Esther Nanyanzi still nurses a broken bone from a fall she had while taking a bath.
“I have used my bathtub for a couple of years and all was well until that fateful evening when I slipped and fell. The pain from the fall is intense and has limited my movements as I cannot walk around my house and garden with ease as I formally did,” she shares.
Dr Franklin Wasswa of Kisiizi Hospital Rukungiri, says risk groups for bathtub accidents are the geriatrics and the paediatrics.
“The elderly, or geriatrics have a higher risk of suffering head injuries than any other group, because as one grows older, their brain shrinks in size inside the skull,” he says.
Owing to this shrinkage, Dr Wasswa says the blood vessels that are attached to the skull and the brain, get taut that any shake of the brain due to a fall will tear or break those blood vessels.
“With that, the person will get a hematoma (blood in between the brain and skull). There are two types; epidural and subdural hematoma and whichever the case, the blood that is gashing into the skull will cause pressure on the brain.
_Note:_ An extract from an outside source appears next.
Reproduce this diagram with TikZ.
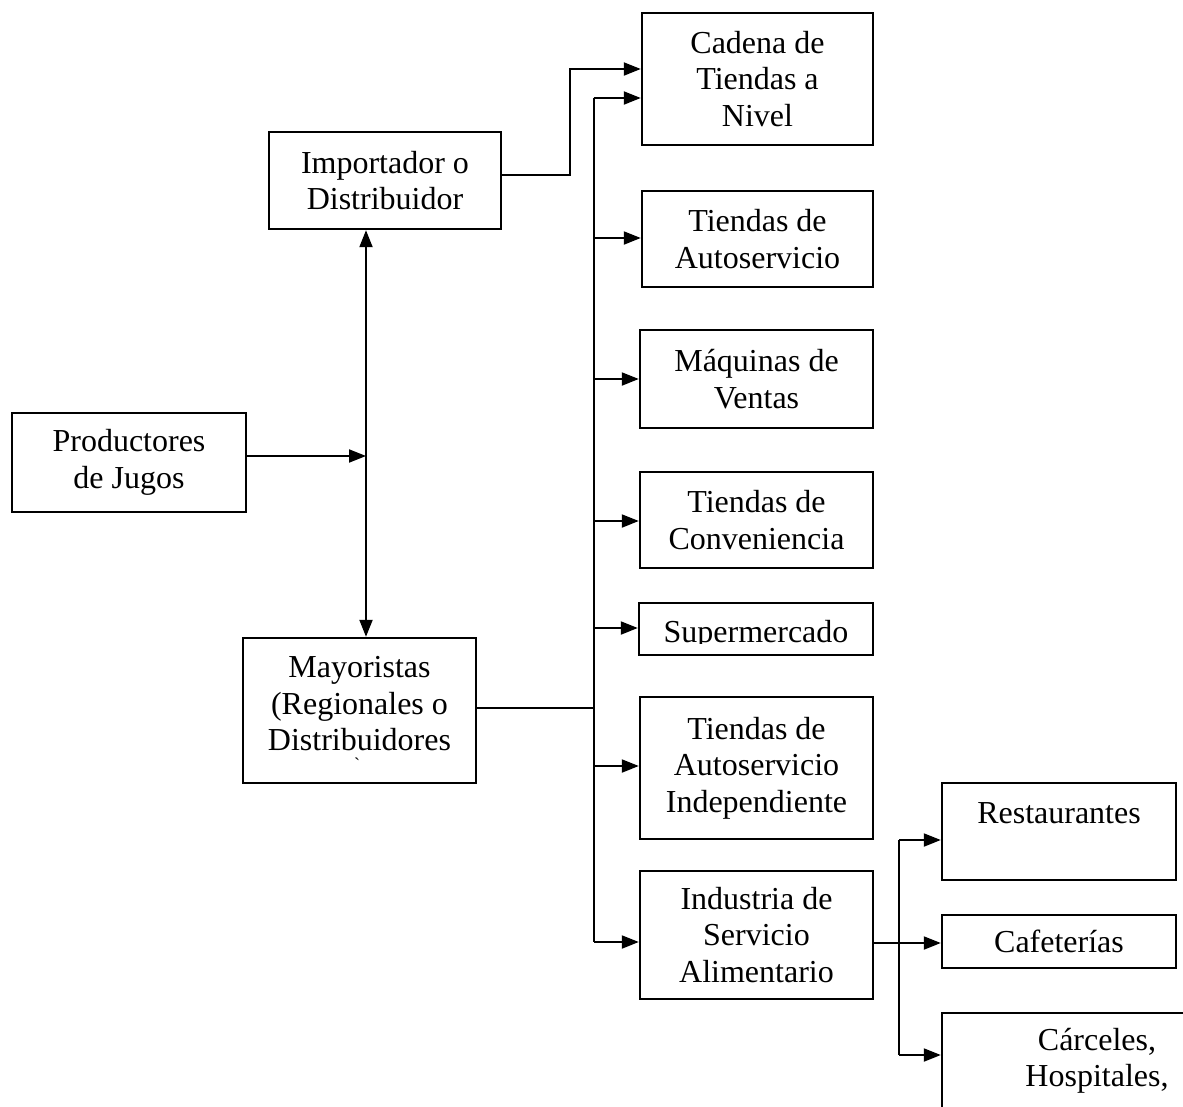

This is fatal and can cause death in a few hours if they don’t get medical attention in the right place.” Dr Wasswa says.
Dr Boniface Ssegujja Otto, a paediatrician at Children’s Clinic, Naalya, says it is important be attentive inorder to protect a child from bath time hazards,” Ssegujja says.
Injuries among children include drowning, slips and falls due to the slippery surface which can result in head injuries and fractures, burns due to a hot bath, irritation to a child’s sensitive skin from bubble baths and sponges, choking from the use of small bathtub toys (bid soft rubber or plastic is preferred) as well as skin infections from leaving bathtub sponges wet hence breeding bacteria.
Do not leave a child unattended to as it is sometimes tempting to step away to retrieve a forgotten item while the child is in the tub.
“Leaving a child alone for even a few seconds is too long. Therefore, before you draw a child’s bath, make sure that everything you need is within arm’s reach,” Dr Ssegujja says.
He adds that parents need not offer open access to bathrooms because while most parents know that tubs filled with water are dangerous during bath time, they forget that the whole bathroom actually poses a risk to a young child at any time of the day.
“Tubs as well as toilets pose a drowning risk for these children. So it is important to restrict a child’s access to bathrooms by installing locks on bathroom doors and adding latches to toilets.”
Dr Wasswa says you can have rubber mats that have suckers underneath to give the feet some grip hence avoiding slipping.
“There is also need of having handlebars to help the elderly hold and have a better balance when the feet are slippery.”
He advises against filling the tub, since children can drown in as little as three to four inches of water of their face gets submerged.
Toys that retain water just like sponges are a breeding ground for bacteria. Therefore, you need to ensure they are completely drained and dry.
Safety for the elderly
Dr Wasswa also advises having walk-in bathtubs for the elderly as one will not have to lift one leg into or out of the bathtub.
“Having one limb in the tub that is already slippery and the other in motion of taking a step is the most risky part of tubs because when one leg slips the other follows. However, walk-in bathrooms make it easy to have more stability while getting into the bathtub.”
He adds the need of a mechanical hoister to lift geriatrics in and out of a bathtub.
“This makes it easy and safer for them to use the tub without any risk of falling because that hoister will have a chair where they sit while being locked in like a seat belt and all is safe,” he adds.